=== Information provided ===

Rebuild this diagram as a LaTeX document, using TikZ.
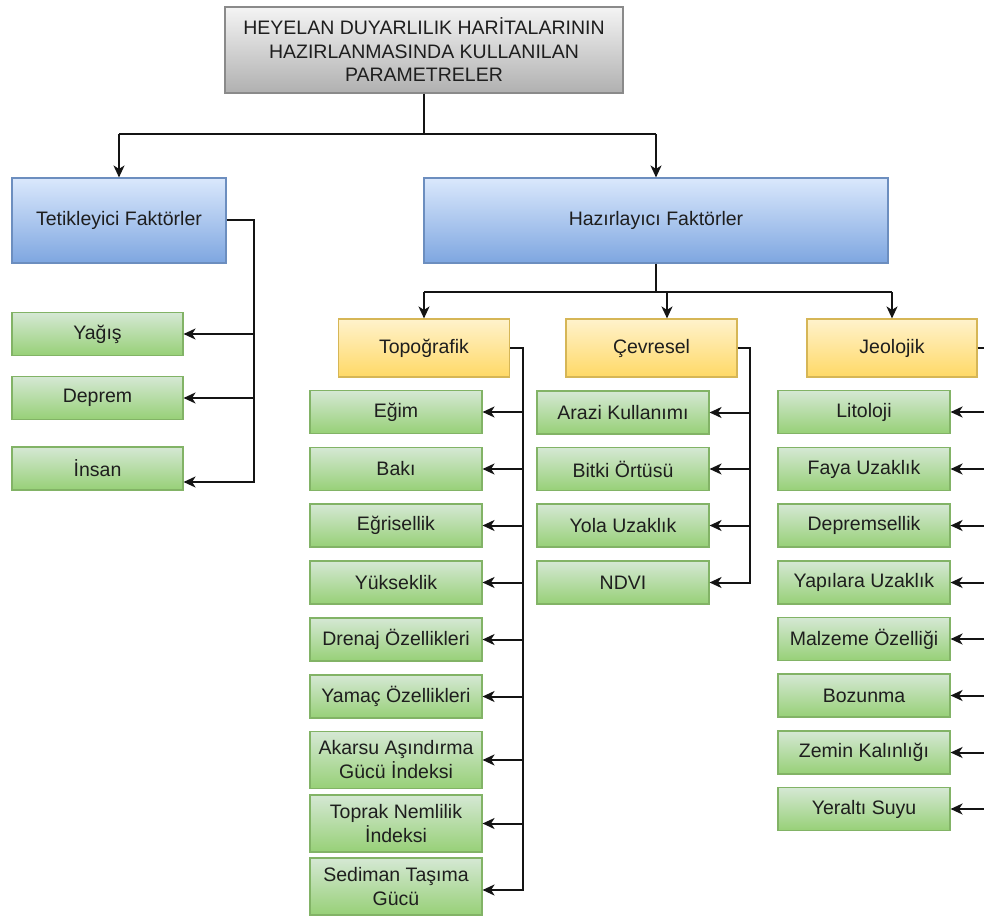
\documentclass[tikz,border=0pt]{standalone}
\usepackage{fontspec}
\setmainfont{Liberation Sans}
\usetikzlibrary{arrows.meta}
\definecolor{textc}{HTML}{1E1E1E}
\definecolor{linec}{HTML}{141414}
\definecolor{grayTop}{HTML}{F4F4F4}
\definecolor{grayBot}{HTML}{B0B0B0}
\definecolor{grayBd}{HTML}{8A8A8A}
\definecolor{blueTop}{HTML}{DAE8FC}
\definecolor{blueBot}{HTML}{7EA6E0}
\definecolor{blueBd}{HTML}{6C8EBF}
\definecolor{yelTop}{HTML}{FFF2CC}
\definecolor{yelBot}{HTML}{FFD966}
\definecolor{yelBd}{HTML}{D6B656}
\definecolor{grnTop}{HTML}{D5E8D4}
\definecolor{grnBot}{HTML}{97D077}
\definecolor{grnBd}{HTML}{82B366}
\begin{document}
\begin{tikzpicture}[x=1pt,y=-1pt,
  box/.style={draw, line width=1.1pt, inner sep=2pt, align=center,
    font=\fontsize{19.5}{23.5}\selectfont, text=textc},
  graybox/.style={box, draw=grayBd, top color=grayTop, bottom color=grayBot},
  bluebox/.style={box, draw=blueBd, top color=blueTop, bottom color=blueBot,
    minimum height=85pt},
  yelbox/.style={box, draw=yelBd, top color=yelTop, bottom color=yelBot,
    minimum width=171pt, minimum height=58pt},
  grnbox/.style={box, draw=grnBd, top color=grnTop, bottom color=grnBot,
    minimum width=172pt, minimum height=43pt},
  tall/.style={minimum height=57pt, font=\fontsize{19.5}{24}\selectfont},
  link/.style={draw=linec, line width=2pt},
  arr/.style={link, -{Stealth[length=12pt,width=11pt,inset=3.5pt]}}]
\useasboundingbox (0,0) rectangle (984,917);
\clip (0,0) rectangle (984,917);

% top level
\node[graybox, minimum width=398pt, minimum height=86pt] (title) at (424,50)
  {HEYELAN DUYARLILIK HARİTALARININ\\HAZIRLANMASINDA KULLANILAN\\PARAMETRELER};
\node[bluebox, minimum width=214pt] (tet) at (119,220.5) {Tetikleyici Faktörler};
\node[bluebox, minimum width=464pt] (haz) at (656,220.5) {Hazırlayıcı Faktörler};

% triggering factors
\node[grnbox, minimum width=171pt] (yagis)  at (97.5,334)   {Yağış};
\node[grnbox, minimum width=171pt] (deprem) at (97.5,398)   {Deprem};
\node[grnbox, minimum width=171pt] (insan)  at (97.5,468.5) {İnsan};

% preparatory groups
\node[yelbox] (topo)  at (424,348)   {Topoğrafik};
\node[yelbox] (cevre) at (651.5,348) {Çevresel};
\node[yelbox, minimum width=170pt] (jeo) at (892,348) {Jeolojik};

% topographic parameters
\node[grnbox] (egim)   at (396,412)   {Eğim};
\node[grnbox] (baki)   at (396,469)   {Bakı};
\node[grnbox] (egri)   at (396,525.5) {Eğrisellik};
\node[grnbox] (yuk)    at (396,582.5) {Yükseklik};
\node[grnbox] (dren)   at (396,639.5) {Drenaj Özellikleri};
\node[grnbox] (yamac)  at (396,696.5) {Yamaç Özellikleri};
\node[grnbox, tall] (akarsu) at (396,760)   {Akarsu Aşındırma\\Gücü İndeksi};
\node[grnbox, tall] (toprak) at (396,823.5) {Toprak Nemlilik\\İndeksi};
\node[grnbox, tall] (sedim)  at (396,886.5) {Sediman Taşıma\\Gücü};

% environmental parameters
\node[grnbox] (arazi) at (623,412.5) {Arazi Kullanımı};
\node[grnbox] (bitki) at (623,469)   {Bitki Örtüsü};
\node[grnbox] (yola)  at (623,525.5) {Yola Uzaklık};
\node[grnbox] (ndvi)  at (623,582.5) {NDVI};

% geological parameters
\node[grnbox] (lito)   at (864,412)   {Litoloji};
\node[grnbox] (faya)   at (864,469)   {Faya Uzaklık};
\node[grnbox] (depsel) at (864,525.5) {Depremsellik};
\node[grnbox] (yapi)   at (864,582.5) {Yapılara Uzaklık};
\node[grnbox] (malz)   at (864,639)   {Malzeme Özelliği};
\node[grnbox] (bozun)  at (864,695.5) {Bozunma};
\node[grnbox] (zemin)  at (864,752.5) {Zemin Kalınlığı};
\node[grnbox] (yeralt) at (864,809)   {Yeraltı Suyu};

% bus coordinates
\coordinate (tb)   at (424,134);
\coordinate (hb)   at (656,292);
\coordinate (tbus) at (254,300);
\coordinate (obus) at (523,400);
\coordinate (cbus) at (750,400);
\coordinate (jbus) at (996,400);
\coordinate (cin)  at ([xshift=15.5pt]cevre.north);

% title to factor groups
\draw[link] (title.south) -- (tb);
\draw[link] (tet.north |- tb) -- (haz.north |- tb);
\draw[arr] (tet.north |- tb) -- (tet.north);
\draw[arr] (haz.north |- tb) -- (haz.north);

% triggering branch
\draw[arr] (tet.east) -- (tbus |- tet.east) |- ([yshift=-13.5pt]insan.east);
\draw[arr] (tbus |- yagis.east) -- (yagis.east);
\draw[arr] (tbus |- deprem.east) -- (deprem.east);

% preparatory branch
\draw[link] (haz.south) -- (hb);
\draw[link] (topo.north |- hb) -- (jeo.north |- hb);
\draw[arr] (topo.north |- hb) -- (topo.north);
\draw[arr] (cin |- hb) -- (cin);
\draw[arr] (jeo.north |- hb) -- (jeo.north);

% topographic bus
\draw[arr] (topo.east) -- (obus |- topo.east) |- ([yshift=-3.5pt]sedim.east);
\foreach \n in {egim,baki,egri,yuk,dren,yamac,akarsu,toprak}
  \draw[arr] (obus |- \n.east) -- (\n.east);

% environmental bus
\draw[arr] (cevre.east) -- (cbus |- cevre.east) |- (ndvi.east);
\foreach \n in {arazi,bitki,yola}
  \draw[arr] (cbus |- \n.east) -- (\n.east);

% geological bus
\draw[link] (jeo.east) -- (jbus |- jeo.east) -- (jbus |- yeralt.east);
\foreach \n in {lito,faya,depsel,yapi,malz,bozun,zemin,yeralt}
  \draw[arr] (jbus |- \n.east) -- (\n.east);
\end{tikzpicture}
\end{document}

===

> **Aim**
Exclude the images and reproduce the remaining data exactly.

> **Correct result**
Rebuild this diagram as a LaTeX document, using TikZ.
\documentclass[tikz,border=0pt]{standalone}
\usepackage{fontspec}
\setmainfont{Liberation Sans}
\usetikzlibrary{arrows.meta}
\definecolor{textc}{HTML}{1E1E1E}
\definecolor{linec}{HTML}{141414}
\definecolor{grayTop}{HTML}{F4F4F4}
\definecolor{grayBot}{HTML}{B0B0B0}
\definecolor{grayBd}{HTML}{8A8A8A}
\definecolor{blueTop}{HTML}{DAE8FC}
\definecolor{blueBot}{HTML}{7EA6E0}
\definecolor{blueBd}{HTML}{6C8EBF}
\definecolor{yelTop}{HTML}{FFF2CC}
\definecolor{yelBot}{HTML}{FFD966}
\definecolor{yelBd}{HTML}{D6B656}
\definecolor{grnTop}{HTML}{D5E8D4}
\definecolor{grnBot}{HTML}{97D077}
\definecolor{grnBd}{HTML}{82B366}
\begin{document}
\begin{tikzpicture}[x=1pt,y=-1pt,
  box/.style={draw, line width=1.1pt, inner sep=2pt, align=center,
    font=\fontsize{19.5}{23.5}\selectfont, text=textc},
  graybox/.style={box, draw=grayBd, top color=grayTop, bottom color=grayBot},
  bluebox/.style={box, draw=blueBd, top color=blueTop, bottom color=blueBot,
    minimum height=85pt},
  yelbox/.style={box, draw=yelBd, top color=yelTop, bottom color=yelBot,
    minimum width=171pt, minimum height=58pt},
  grnbox/.style={box, draw=grnBd, top color=grnTop, bottom color=grnBot,
    minimum width=172pt, minimum height=43pt},
  tall/.style={minimum height=57pt, font=\fontsize{19.5}{24}\selectfont},
  link/.style={draw=linec, line width=2pt},
  arr/.style={link, -{Stealth[length=12pt,width=11pt,inset=3.5pt]}}]
\useasboundingbox (0,0) rectangle (984,917);
\clip (0,0) rectangle (984,917);

% top level
\node[graybox, minimum width=398pt, minimum height=86pt] (title) at (424,50)
  {HEYELAN DUYARLILIK HARİTALARININ\\HAZIRLANMASINDA KULLANILAN\\PARAMETRELER};
\node[bluebox, minimum width=214pt] (tet) at (119,220.5) {Tetikleyici Faktörler};
\node[bluebox, minimum width=464pt] (haz) at (656,220.5) {Hazırlayıcı Faktörler};

% triggering factors
\node[grnbox, minimum width=171pt] (yagis)  at (97.5,334)   {Yağış};
\node[grnbox, minimum width=171pt] (deprem) at (97.5,398)   {Deprem};
\node[grnbox, minimum width=171pt] (insan)  at (97.5,468.5) {İnsan};

% preparatory groups
\node[yelbox] (topo)  at (424,348)   {Topoğrafik};
\node[yelbox] (cevre) at (651.5,348) {Çevresel};
\node[yelbox, minimum width=170pt] (jeo) at (892,348) {Jeolojik};

% topographic parameters
\node[grnbox] (egim)   at (396,412)   {Eğim};
\node[grnbox] (baki)   at (396,469)   {Bakı};
\node[grnbox] (egri)   at (396,525.5) {Eğrisellik};
\node[grnbox] (yuk)    at (396,582.5) {Yükseklik};
\node[grnbox] (dren)   at (396,639.5) {Drenaj Özellikleri};
\node[grnbox] (yamac)  at (396,696.5) {Yamaç Özellikleri};
\node[grnbox, tall] (akarsu) at (396,760)   {Akarsu Aşındırma\\Gücü İndeksi};
\node[grnbox, tall] (toprak) at (396,823.5) {Toprak Nemlilik\\İndeksi};
\node[grnbox, tall] (sedim)  at (396,886.5) {Sediman Taşıma\\Gücü};

% environmental parameters
\node[grnbox] (arazi) at (623,412.5) {Arazi Kullanımı};
\node[grnbox] (bitki) at (623,469)   {Bitki Örtüsü};
\node[grnbox] (yola)  at (623,525.5) {Yola Uzaklık};
\node[grnbox] (ndvi)  at (623,582.5) {NDVI};

% geological parameters
\node[grnbox] (lito)   at (864,412)   {Litoloji};
\node[grnbox] (faya)   at (864,469)   {Faya Uzaklık};
\node[grnbox] (depsel) at (864,525.5) {Depremsellik};
\node[grnbox] (yapi)   at (864,582.5) {Yapılara Uzaklık};
\node[grnbox] (malz)   at (864,639)   {Malzeme Özelliği};
\node[grnbox] (bozun)  at (864,695.5) {Bozunma};
\node[grnbox] (zemin)  at (864,752.5) {Zemin Kalınlığı};
\node[grnbox] (yeralt) at (864,809)   {Yeraltı Suyu};

% bus coordinates
\coordinate (tb)   at (424,134);
\coordinate (hb)   at (656,292);
\coordinate (tbus) at (254,300);
\coordinate (obus) at (523,400);
\coordinate (cbus) at (750,400);
\coordinate (jbus) at (996,400);
\coordinate (cin)  at ([xshift=15.5pt]cevre.north);

% title to factor groups
\draw[link] (title.south) -- (tb);
\draw[link] (tet.north |- tb) -- (haz.north |- tb);
\draw[arr] (tet.north |- tb) -- (tet.north);
\draw[arr] (haz.north |- tb) -- (haz.north);

% triggering branch
\draw[arr] (tet.east) -- (tbus |- tet.east) |- ([yshift=-13.5pt]insan.east);
\draw[arr] (tbus |- yagis.east) -- (yagis.east);
\draw[arr] (tbus |- deprem.east) -- (deprem.east);

% preparatory branch
\draw[link] (haz.south) -- (hb);
\draw[link] (topo.north |- hb) -- (jeo.north |- hb);
\draw[arr] (topo.north |- hb) -- (topo.north);
\draw[arr] (cin |- hb) -- (cin);
\draw[arr] (jeo.north |- hb) -- (jeo.north);

% topographic bus
\draw[arr] (topo.east) -- (obus |- topo.east) |- ([yshift=-3.5pt]sedim.east);
\foreach \n in {egim,baki,egri,yuk,dren,yamac,akarsu,toprak}
  \draw[arr] (obus |- \n.east) -- (\n.east);

% environmental bus
\draw[arr] (cevre.east) -- (cbus |- cevre.east) |- (ndvi.east);
\foreach \n in {arazi,bitki,yola}
  \draw[arr] (cbus |- \n.east) -- (\n.east);

% geological bus
\draw[link] (jeo.east) -- (jbus |- jeo.east) -- (jbus |- yeralt.east);
\foreach \n in {lito,faya,depsel,yapi,malz,bozun,zemin,yeralt}
  \draw[arr] (jbus |- \n.east) -- (\n.east);
\end{tikzpicture}
\end{document}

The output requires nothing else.